*WHAT IS REQUIRED:* Can you write out the whole listing exactly?

***

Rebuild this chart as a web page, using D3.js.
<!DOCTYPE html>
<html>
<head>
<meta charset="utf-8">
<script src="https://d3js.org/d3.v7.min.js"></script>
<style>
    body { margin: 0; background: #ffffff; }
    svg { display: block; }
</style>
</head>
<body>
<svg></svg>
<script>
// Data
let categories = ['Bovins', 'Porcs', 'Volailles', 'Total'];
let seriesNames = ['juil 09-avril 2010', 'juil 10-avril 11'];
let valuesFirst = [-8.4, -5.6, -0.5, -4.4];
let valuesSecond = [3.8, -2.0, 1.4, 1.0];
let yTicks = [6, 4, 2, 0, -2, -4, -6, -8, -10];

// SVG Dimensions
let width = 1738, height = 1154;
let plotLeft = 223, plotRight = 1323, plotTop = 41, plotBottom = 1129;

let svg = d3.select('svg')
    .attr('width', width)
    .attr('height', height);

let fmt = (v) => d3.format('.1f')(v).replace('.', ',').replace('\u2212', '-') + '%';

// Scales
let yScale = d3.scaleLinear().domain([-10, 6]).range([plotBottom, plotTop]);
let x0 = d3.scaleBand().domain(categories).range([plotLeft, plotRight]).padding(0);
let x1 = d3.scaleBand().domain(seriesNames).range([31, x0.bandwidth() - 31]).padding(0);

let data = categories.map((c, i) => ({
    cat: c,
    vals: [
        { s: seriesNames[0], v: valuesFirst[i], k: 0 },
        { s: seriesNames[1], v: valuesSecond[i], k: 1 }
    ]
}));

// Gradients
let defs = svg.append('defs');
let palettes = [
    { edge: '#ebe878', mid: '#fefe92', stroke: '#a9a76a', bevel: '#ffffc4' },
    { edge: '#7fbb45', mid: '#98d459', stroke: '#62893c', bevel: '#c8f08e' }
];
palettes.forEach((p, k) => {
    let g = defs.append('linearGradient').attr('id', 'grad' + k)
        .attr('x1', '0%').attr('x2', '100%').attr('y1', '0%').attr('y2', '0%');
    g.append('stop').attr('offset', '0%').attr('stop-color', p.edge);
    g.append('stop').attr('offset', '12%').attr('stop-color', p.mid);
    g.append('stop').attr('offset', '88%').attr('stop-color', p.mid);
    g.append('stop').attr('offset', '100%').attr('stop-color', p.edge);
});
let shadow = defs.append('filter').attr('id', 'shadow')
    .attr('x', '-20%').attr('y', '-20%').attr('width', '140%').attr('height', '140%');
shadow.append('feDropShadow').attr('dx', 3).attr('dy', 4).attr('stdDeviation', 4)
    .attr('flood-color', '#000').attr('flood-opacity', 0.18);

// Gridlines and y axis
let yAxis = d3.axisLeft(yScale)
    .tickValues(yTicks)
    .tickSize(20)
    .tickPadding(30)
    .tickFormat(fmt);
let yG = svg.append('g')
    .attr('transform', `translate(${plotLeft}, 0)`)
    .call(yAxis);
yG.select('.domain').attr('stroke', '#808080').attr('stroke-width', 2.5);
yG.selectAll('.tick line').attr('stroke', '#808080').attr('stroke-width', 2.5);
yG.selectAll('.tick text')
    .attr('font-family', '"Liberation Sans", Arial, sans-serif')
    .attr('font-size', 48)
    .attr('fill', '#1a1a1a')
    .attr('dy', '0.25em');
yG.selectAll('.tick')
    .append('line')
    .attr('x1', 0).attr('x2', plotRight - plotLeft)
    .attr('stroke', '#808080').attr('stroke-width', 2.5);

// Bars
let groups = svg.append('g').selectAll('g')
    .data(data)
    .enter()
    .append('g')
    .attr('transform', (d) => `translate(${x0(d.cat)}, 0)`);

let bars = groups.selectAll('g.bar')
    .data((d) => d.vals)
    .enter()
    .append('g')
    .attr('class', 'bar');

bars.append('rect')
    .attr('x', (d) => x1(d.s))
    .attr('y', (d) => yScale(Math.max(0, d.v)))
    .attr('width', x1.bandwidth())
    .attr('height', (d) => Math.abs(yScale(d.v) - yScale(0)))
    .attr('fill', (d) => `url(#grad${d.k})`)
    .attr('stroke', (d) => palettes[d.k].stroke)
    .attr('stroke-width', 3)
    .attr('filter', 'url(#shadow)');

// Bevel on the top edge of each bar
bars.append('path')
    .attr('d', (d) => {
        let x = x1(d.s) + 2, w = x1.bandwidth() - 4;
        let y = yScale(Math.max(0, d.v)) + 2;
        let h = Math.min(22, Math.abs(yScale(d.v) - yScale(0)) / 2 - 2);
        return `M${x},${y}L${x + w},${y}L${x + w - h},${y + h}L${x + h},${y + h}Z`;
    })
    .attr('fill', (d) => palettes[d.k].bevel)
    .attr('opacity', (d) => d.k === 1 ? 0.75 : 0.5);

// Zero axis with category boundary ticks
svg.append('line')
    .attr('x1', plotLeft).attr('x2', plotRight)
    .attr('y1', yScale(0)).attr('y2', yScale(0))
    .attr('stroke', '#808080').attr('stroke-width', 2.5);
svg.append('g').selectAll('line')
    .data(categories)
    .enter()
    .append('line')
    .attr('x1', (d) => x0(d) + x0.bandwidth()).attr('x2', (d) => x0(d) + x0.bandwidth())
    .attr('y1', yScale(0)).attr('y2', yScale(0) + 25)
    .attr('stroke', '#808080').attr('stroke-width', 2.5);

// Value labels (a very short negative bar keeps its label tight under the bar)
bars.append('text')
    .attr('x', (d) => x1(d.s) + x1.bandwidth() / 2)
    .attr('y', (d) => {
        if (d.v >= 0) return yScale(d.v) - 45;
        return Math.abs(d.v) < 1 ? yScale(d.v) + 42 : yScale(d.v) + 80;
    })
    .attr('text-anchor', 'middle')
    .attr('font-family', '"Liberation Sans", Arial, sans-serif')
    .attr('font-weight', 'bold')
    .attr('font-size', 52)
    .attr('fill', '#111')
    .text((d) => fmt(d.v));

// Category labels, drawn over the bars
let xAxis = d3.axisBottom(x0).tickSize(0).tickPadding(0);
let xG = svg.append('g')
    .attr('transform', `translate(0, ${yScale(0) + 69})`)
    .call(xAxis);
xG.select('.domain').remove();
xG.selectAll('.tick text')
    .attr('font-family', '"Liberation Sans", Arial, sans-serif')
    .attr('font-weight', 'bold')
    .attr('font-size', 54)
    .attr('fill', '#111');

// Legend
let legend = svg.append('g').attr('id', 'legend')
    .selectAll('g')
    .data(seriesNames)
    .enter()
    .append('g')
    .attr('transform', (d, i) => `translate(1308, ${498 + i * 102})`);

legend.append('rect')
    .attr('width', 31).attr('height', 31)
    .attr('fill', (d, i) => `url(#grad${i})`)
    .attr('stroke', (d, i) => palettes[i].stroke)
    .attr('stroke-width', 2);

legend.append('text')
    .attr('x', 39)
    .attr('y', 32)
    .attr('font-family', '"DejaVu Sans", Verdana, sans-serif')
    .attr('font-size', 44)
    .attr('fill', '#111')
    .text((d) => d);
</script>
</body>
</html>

***

*ANSWER TO THIS EXERCISE:*
Rebuild this chart as a web page, using D3.js.
<!DOCTYPE html>
<html>
<head>
<meta charset="utf-8">
<script src="https://d3js.org/d3.v7.min.js"></script>
<style>
    body { margin: 0; background: #ffffff; }
    svg { display: block; }
</style>
</head>
<body>
<svg></svg>
<script>
// Data
let categories = ['Bovins', 'Porcs', 'Volailles', 'Total'];
let seriesNames = ['juil 09-avril 2010', 'juil 10-avril 11'];
let valuesFirst = [-8.4, -5.6, -0.5, -4.4];
let valuesSecond = [3.8, -2.0, 1.4, 1.0];
let yTicks = [6, 4, 2, 0, -2, -4, -6, -8, -10];

// SVG Dimensions
let width = 1738, height = 1154;
let plotLeft = 223, plotRight = 1323, plotTop = 41, plotBottom = 1129;

let svg = d3.select('svg')
    .attr('width', width)
    .attr('height', height);

let fmt = (v) => d3.format('.1f')(v).replace('.', ',').replace('\u2212', '-') + '%';

// Scales
let yScale = d3.scaleLinear().domain([-10, 6]).range([plotBottom, plotTop]);
let x0 = d3.scaleBand().domain(categories).range([plotLeft, plotRight]).padding(0);
let x1 = d3.scaleBand().domain(seriesNames).range([31, x0.bandwidth() - 31]).padding(0);

let data = categories.map((c, i) => ({
    cat: c,
    vals: [
        { s: seriesNames[0], v: valuesFirst[i], k: 0 },
        { s: seriesNames[1], v: valuesSecond[i], k: 1 }
    ]
}));

// Gradients
let defs = svg.append('defs');
let palettes = [
    { edge: '#ebe878', mid: '#fefe92', stroke: '#a9a76a', bevel: '#ffffc4' },
    { edge: '#7fbb45', mid: '#98d459', stroke: '#62893c', bevel: '#c8f08e' }
];
palettes.forEach((p, k) => {
    let g = defs.append('linearGradient').attr('id', 'grad' + k)
        .attr('x1', '0%').attr('x2', '100%').attr('y1', '0%').attr('y2', '0%');
    g.append('stop').attr('offset', '0%').attr('stop-color', p.edge);
    g.append('stop').attr('offset', '12%').attr('stop-color', p.mid);
    g.append('stop').attr('offset', '88%').attr('stop-color', p.mid);
    g.append('stop').attr('offset', '100%').attr('stop-color', p.edge);
});
let shadow = defs.append('filter').attr('id', 'shadow')
    .attr('x', '-20%').attr('y', '-20%').attr('width', '140%').attr('height', '140%');
shadow.append('feDropShadow').attr('dx', 3).attr('dy', 4).attr('stdDeviation', 4)
    .attr('flood-color', '#000').attr('flood-opacity', 0.18);

// Gridlines and y axis
let yAxis = d3.axisLeft(yScale)
    .tickValues(yTicks)
    .tickSize(20)
    .tickPadding(30)
    .tickFormat(fmt);
let yG = svg.append('g')
    .attr('transform', `translate(${plotLeft}, 0)`)
    .call(yAxis);
yG.select('.domain').attr('stroke', '#808080').attr('stroke-width', 2.5);
yG.selectAll('.tick line').attr('stroke', '#808080').attr('stroke-width', 2.5);
yG.selectAll('.tick text')
    .attr('font-family', '"Liberation Sans", Arial, sans-serif')
    .attr('font-size', 48)
    .attr('fill', '#1a1a1a')
    .attr('dy', '0.25em');
yG.selectAll('.tick')
    .append('line')
    .attr('x1', 0).attr('x2', plotRight - plotLeft)
    .attr('stroke', '#808080').attr('stroke-width', 2.5);

// Bars
let groups = svg.append('g').selectAll('g')
    .data(data)
    .enter()
    .append('g')
    .attr('transform', (d) => `translate(${x0(d.cat)}, 0)`);

let bars = groups.selectAll('g.bar')
    .data((d) => d.vals)
    .enter()
    .append('g')
    .attr('class', 'bar');

bars.append('rect')
    .attr('x', (d) => x1(d.s))
    .attr('y', (d) => yScale(Math.max(0, d.v)))
    .attr('width', x1.bandwidth())
    .attr('height', (d) => Math.abs(yScale(d.v) - yScale(0)))
    .attr('fill', (d) => `url(#grad${d.k})`)
    .attr('stroke', (d) => palettes[d.k].stroke)
    .attr('stroke-width', 3)
    .attr('filter', 'url(#shadow)');

// Bevel on the top edge of each bar
bars.append('path')
    .attr('d', (d) => {
        let x = x1(d.s) + 2, w = x1.bandwidth() - 4;
        let y = yScale(Math.max(0, d.v)) + 2;
        let h = Math.min(22, Math.abs(yScale(d.v) - yScale(0)) / 2 - 2);
        return `M${x},${y}L${x + w},${y}L${x + w - h},${y + h}L${x + h},${y + h}Z`;
    })
    .attr('fill', (d) => palettes[d.k].bevel)
    .attr('opacity', (d) => d.k === 1 ? 0.75 : 0.5);

// Zero axis with category boundary ticks
svg.append('line')
    .attr('x1', plotLeft).attr('x2', plotRight)
    .attr('y1', yScale(0)).attr('y2', yScale(0))
    .attr('stroke', '#808080').attr('stroke-width', 2.5);
svg.append('g').selectAll('line')
    .data(categories)
    .enter()
    .append('line')
    .attr('x1', (d) => x0(d) + x0.bandwidth()).attr('x2', (d) => x0(d) + x0.bandwidth())
    .attr('y1', yScale(0)).attr('y2', yScale(0) + 25)
    .attr('stroke', '#808080').attr('stroke-width', 2.5);

// Value labels (a very short negative bar keeps its label tight under the bar)
bars.append('text')
    .attr('x', (d) => x1(d.s) + x1.bandwidth() / 2)
    .attr('y', (d) => {
        if (d.v >= 0) return yScale(d.v) - 45;
        return Math.abs(d.v) < 1 ? yScale(d.v) + 42 : yScale(d.v) + 80;
    })
    .attr('text-anchor', 'middle')
    .attr('font-family', '"Liberation Sans", Arial, sans-serif')
    .attr('font-weight', 'bold')
    .attr('font-size', 52)
    .attr('fill', '#111')
    .text((d) => fmt(d.v));

// Category labels, drawn over the bars
let xAxis = d3.axisBottom(x0).tickSize(0).tickPadding(0);
let xG = svg.append('g')
    .attr('transform', `translate(0, ${yScale(0) + 69})`)
    .call(xAxis);
xG.select('.domain').remove();
xG.selectAll('.tick text')
    .attr('font-family', '"Liberation Sans", Arial, sans-serif')
    .attr('font-weight', 'bold')
    .attr('font-size', 54)
    .attr('fill', '#111');

// Legend
let legend = svg.append('g').attr('id', 'legend')
    .selectAll('g')
    .data(seriesNames)
    .enter()
    .append('g')
    .attr('transform', (d, i) => `translate(1308, ${498 + i * 102})`);

legend.append('rect')
    .attr('width', 31).attr('height', 31)
    .attr('fill', (d, i) => `url(#grad${i})`)
    .attr('stroke', (d, i) => palettes[i].stroke)
    .attr('stroke-width', 2);

legend.append('text')
    .attr('x', 39)
    .attr('y', 32)
    .attr('font-family', '"DejaVu Sans", Verdana, sans-serif')
    .attr('font-size', 44)
    .attr('fill', '#111')
    .text((d) => d);
</script>
</body>
</html>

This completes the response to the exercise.